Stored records
<<<<

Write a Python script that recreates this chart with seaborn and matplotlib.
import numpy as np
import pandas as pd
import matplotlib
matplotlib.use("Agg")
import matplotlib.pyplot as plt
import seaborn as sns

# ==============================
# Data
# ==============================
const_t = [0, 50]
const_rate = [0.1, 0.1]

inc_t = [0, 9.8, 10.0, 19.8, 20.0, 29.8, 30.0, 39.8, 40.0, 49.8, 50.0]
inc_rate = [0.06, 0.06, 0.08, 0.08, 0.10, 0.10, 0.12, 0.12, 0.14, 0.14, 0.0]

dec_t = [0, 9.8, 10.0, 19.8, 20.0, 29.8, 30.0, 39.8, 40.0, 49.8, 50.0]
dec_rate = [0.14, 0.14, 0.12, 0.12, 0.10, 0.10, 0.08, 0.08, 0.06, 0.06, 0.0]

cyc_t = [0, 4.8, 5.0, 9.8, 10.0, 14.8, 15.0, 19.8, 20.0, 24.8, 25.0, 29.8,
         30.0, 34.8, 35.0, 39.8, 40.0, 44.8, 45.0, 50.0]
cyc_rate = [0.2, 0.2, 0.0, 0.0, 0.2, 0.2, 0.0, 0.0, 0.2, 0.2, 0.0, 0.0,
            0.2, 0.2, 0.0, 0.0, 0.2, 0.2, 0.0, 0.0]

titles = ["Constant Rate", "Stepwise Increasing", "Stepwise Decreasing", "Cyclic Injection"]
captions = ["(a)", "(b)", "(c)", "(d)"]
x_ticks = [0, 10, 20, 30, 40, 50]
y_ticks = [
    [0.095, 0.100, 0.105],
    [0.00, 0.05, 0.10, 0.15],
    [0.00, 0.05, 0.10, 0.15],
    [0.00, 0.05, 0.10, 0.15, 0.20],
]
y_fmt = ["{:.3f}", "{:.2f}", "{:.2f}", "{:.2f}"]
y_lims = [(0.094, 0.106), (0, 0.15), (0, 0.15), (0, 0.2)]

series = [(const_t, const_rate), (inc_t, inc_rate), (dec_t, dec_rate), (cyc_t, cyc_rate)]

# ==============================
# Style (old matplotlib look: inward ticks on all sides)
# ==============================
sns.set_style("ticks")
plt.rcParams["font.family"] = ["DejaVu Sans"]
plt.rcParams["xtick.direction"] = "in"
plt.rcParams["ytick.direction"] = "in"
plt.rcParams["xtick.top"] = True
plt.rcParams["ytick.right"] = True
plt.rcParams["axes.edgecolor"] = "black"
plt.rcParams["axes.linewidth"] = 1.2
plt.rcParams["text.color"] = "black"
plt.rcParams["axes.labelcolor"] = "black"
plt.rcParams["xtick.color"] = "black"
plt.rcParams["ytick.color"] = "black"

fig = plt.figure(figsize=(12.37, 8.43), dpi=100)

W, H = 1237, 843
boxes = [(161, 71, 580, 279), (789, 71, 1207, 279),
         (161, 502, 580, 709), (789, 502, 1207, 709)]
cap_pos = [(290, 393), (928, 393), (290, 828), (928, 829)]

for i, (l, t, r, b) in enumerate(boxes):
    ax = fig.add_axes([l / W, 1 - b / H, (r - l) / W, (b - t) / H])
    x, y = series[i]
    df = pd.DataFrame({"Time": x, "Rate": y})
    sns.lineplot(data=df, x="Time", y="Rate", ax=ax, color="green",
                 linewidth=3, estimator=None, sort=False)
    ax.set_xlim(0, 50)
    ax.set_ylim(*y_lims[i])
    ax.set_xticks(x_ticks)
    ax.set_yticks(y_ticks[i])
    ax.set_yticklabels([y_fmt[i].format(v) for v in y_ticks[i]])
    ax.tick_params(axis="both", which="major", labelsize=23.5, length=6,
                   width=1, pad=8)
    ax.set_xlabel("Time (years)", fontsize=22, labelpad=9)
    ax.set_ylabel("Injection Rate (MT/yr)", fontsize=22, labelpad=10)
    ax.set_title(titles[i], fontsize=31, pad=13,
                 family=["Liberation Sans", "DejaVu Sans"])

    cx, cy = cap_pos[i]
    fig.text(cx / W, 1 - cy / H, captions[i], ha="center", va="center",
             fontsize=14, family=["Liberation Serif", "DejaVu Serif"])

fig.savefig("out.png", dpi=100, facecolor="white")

>>>>
<<<<

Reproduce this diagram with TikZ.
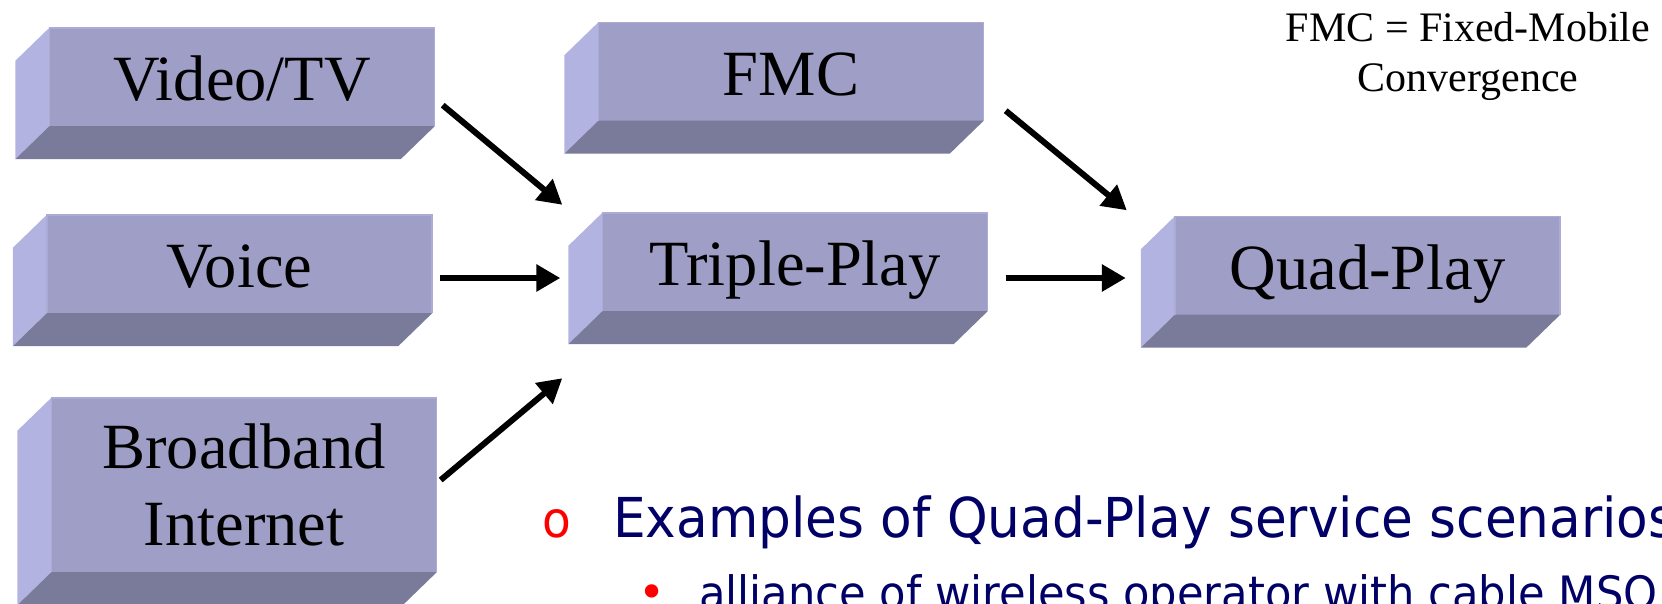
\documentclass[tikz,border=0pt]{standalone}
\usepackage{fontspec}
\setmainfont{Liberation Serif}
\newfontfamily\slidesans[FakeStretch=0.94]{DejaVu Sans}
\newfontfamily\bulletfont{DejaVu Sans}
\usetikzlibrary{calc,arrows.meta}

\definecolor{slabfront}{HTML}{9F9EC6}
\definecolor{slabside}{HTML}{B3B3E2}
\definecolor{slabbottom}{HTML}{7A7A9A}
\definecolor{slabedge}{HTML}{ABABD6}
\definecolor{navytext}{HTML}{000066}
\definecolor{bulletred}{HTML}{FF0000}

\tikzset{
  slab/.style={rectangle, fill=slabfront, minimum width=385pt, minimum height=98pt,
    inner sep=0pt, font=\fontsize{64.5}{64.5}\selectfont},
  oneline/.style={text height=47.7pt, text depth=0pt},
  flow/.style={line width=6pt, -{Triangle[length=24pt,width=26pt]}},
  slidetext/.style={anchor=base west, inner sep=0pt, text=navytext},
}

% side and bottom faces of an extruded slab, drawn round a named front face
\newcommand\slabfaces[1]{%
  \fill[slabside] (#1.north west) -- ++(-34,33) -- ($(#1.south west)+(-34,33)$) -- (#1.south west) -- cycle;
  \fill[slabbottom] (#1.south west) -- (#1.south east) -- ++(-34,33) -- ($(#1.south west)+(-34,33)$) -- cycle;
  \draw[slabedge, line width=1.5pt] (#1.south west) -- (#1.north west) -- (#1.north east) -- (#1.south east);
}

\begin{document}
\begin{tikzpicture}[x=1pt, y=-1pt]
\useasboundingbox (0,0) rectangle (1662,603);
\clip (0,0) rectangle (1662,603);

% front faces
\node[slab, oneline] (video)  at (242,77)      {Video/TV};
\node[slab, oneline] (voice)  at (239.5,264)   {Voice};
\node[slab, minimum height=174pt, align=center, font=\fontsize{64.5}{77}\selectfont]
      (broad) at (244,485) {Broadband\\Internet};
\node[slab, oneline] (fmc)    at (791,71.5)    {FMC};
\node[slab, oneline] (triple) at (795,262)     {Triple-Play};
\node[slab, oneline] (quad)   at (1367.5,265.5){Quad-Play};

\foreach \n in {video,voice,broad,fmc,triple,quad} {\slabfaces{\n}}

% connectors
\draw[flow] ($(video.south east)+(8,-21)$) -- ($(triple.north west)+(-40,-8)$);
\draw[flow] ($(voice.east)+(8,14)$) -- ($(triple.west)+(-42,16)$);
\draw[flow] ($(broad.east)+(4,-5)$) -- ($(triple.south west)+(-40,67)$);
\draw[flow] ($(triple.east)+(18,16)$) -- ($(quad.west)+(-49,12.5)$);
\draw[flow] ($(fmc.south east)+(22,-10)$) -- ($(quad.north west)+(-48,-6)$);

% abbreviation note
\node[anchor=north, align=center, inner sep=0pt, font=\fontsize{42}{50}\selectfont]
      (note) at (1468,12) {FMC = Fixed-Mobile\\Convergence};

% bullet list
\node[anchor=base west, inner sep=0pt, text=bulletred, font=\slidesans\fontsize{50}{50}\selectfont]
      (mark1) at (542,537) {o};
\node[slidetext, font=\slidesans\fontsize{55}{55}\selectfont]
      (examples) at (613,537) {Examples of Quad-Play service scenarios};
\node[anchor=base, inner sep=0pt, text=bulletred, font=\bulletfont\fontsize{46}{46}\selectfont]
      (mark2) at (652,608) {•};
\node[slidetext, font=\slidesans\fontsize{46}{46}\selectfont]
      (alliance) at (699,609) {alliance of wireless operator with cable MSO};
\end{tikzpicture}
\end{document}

>>>>

Task details: Scan the entries above. Copy each line that has the string "this".

Problem solution:
Write a Python script that recreates this chart with seaborn and matplotlib.
Reproduce this diagram with TikZ.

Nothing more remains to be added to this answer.